**Challenge**
The entire listing is to be repeated verbatim.

**Data block**

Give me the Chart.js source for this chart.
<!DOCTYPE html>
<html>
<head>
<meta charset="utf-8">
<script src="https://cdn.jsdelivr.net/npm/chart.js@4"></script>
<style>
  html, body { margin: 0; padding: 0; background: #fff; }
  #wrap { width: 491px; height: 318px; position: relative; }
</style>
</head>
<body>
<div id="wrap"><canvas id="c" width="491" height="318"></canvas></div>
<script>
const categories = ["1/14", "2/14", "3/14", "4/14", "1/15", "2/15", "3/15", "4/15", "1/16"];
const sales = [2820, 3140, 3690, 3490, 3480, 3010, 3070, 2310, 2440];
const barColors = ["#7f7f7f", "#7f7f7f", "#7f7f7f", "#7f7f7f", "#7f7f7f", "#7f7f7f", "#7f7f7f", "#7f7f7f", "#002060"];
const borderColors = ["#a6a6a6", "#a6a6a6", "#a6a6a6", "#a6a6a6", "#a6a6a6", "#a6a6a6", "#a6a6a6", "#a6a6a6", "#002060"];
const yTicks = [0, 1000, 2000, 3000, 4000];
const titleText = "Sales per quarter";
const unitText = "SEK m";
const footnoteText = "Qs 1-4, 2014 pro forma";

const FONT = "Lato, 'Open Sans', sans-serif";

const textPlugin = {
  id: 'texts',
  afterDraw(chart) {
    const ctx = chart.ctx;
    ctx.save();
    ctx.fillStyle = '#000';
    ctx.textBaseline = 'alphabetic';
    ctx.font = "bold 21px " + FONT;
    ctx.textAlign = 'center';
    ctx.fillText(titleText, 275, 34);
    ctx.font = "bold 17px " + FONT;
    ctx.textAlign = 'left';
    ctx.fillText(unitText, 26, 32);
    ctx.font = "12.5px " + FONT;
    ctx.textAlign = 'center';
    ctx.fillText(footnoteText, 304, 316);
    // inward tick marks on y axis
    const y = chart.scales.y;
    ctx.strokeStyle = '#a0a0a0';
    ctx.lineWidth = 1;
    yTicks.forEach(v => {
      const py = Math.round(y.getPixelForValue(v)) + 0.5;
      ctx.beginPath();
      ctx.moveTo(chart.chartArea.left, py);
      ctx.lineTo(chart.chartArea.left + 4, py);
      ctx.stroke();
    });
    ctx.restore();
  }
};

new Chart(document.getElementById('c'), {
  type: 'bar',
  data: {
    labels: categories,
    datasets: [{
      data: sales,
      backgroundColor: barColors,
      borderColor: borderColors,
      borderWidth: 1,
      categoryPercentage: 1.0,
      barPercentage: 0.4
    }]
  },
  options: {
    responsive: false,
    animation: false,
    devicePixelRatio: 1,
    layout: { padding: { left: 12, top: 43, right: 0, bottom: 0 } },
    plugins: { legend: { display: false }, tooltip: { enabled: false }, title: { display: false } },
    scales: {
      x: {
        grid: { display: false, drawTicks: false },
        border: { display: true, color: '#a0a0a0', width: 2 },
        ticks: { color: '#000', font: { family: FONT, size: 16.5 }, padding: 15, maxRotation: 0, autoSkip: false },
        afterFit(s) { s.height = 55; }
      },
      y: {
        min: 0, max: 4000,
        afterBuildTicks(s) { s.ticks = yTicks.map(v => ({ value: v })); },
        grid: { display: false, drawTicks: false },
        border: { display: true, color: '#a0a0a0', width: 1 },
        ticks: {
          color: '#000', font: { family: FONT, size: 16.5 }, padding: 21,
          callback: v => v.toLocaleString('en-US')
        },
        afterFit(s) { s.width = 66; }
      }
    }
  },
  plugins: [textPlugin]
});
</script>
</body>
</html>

**Completed task**
Give me the Chart.js source for this chart.
<!DOCTYPE html>
<html>
<head>
<meta charset="utf-8">
<script src="https://cdn.jsdelivr.net/npm/chart.js@4"></script>
<style>
  html, body { margin: 0; padding: 0; background: #fff; }
  #wrap { width: 491px; height: 318px; position: relative; }
</style>
</head>
<body>
<div id="wrap"><canvas id="c" width="491" height="318"></canvas></div>
<script>
const categories = ["1/14", "2/14", "3/14", "4/14", "1/15", "2/15", "3/15", "4/15", "1/16"];
const sales = [2820, 3140, 3690, 3490, 3480, 3010, 3070, 2310, 2440];
const barColors = ["#7f7f7f", "#7f7f7f", "#7f7f7f", "#7f7f7f", "#7f7f7f", "#7f7f7f", "#7f7f7f", "#7f7f7f", "#002060"];
const borderColors = ["#a6a6a6", "#a6a6a6", "#a6a6a6", "#a6a6a6", "#a6a6a6", "#a6a6a6", "#a6a6a6", "#a6a6a6", "#002060"];
const yTicks = [0, 1000, 2000, 3000, 4000];
const titleText = "Sales per quarter";
const unitText = "SEK m";
const footnoteText = "Qs 1-4, 2014 pro forma";

const FONT = "Lato, 'Open Sans', sans-serif";

const textPlugin = {
  id: 'texts',
  afterDraw(chart) {
    const ctx = chart.ctx;
    ctx.save();
    ctx.fillStyle = '#000';
    ctx.textBaseline = 'alphabetic';
    ctx.font = "bold 21px " + FONT;
    ctx.textAlign = 'center';
    ctx.fillText(titleText, 275, 34);
    ctx.font = "bold 17px " + FONT;
    ctx.textAlign = 'left';
    ctx.fillText(unitText, 26, 32);
    ctx.font = "12.5px " + FONT;
    ctx.textAlign = 'center';
    ctx.fillText(footnoteText, 304, 316);
    // inward tick marks on y axis
    const y = chart.scales.y;
    ctx.strokeStyle = '#a0a0a0';
    ctx.lineWidth = 1;
    yTicks.forEach(v => {
      const py = Math.round(y.getPixelForValue(v)) + 0.5;
      ctx.beginPath();
      ctx.moveTo(chart.chartArea.left, py);
      ctx.lineTo(chart.chartArea.left + 4, py);
      ctx.stroke();
    });
    ctx.restore();
  }
};

new Chart(document.getElementById('c'), {
  type: 'bar',
  data: {
    labels: categories,
    datasets: [{
      data: sales,
      backgroundColor: barColors,
      borderColor: borderColors,
      borderWidth: 1,
      categoryPercentage: 1.0,
      barPercentage: 0.4
    }]
  },
  options: {
    responsive: false,
    animation: false,
    devicePixelRatio: 1,
    layout: { padding: { left: 12, top: 43, right: 0, bottom: 0 } },
    plugins: { legend: { display: false }, tooltip: { enabled: false }, title: { display: false } },
    scales: {
      x: {
        grid: { display: false, drawTicks: false },
        border: { display: true, color: '#a0a0a0', width: 2 },
        ticks: { color: '#000', font: { family: FONT, size: 16.5 }, padding: 15, maxRotation: 0, autoSkip: false },
        afterFit(s) { s.height = 55; }
      },
      y: {
        min: 0, max: 4000,
        afterBuildTicks(s) { s.ticks = yTicks.map(v => ({ value: v })); },
        grid: { display: false, drawTicks: false },
        border: { display: true, color: '#a0a0a0', width: 1 },
        ticks: {
          color: '#000', font: { family: FONT, size: 16.5 }, padding: 21,
          callback: v => v.toLocaleString('en-US')
        },
        afterFit(s) { s.width = 66; }
      }
    }
  },
  plugins: [textPlugin]
});
</script>
</body>
</html>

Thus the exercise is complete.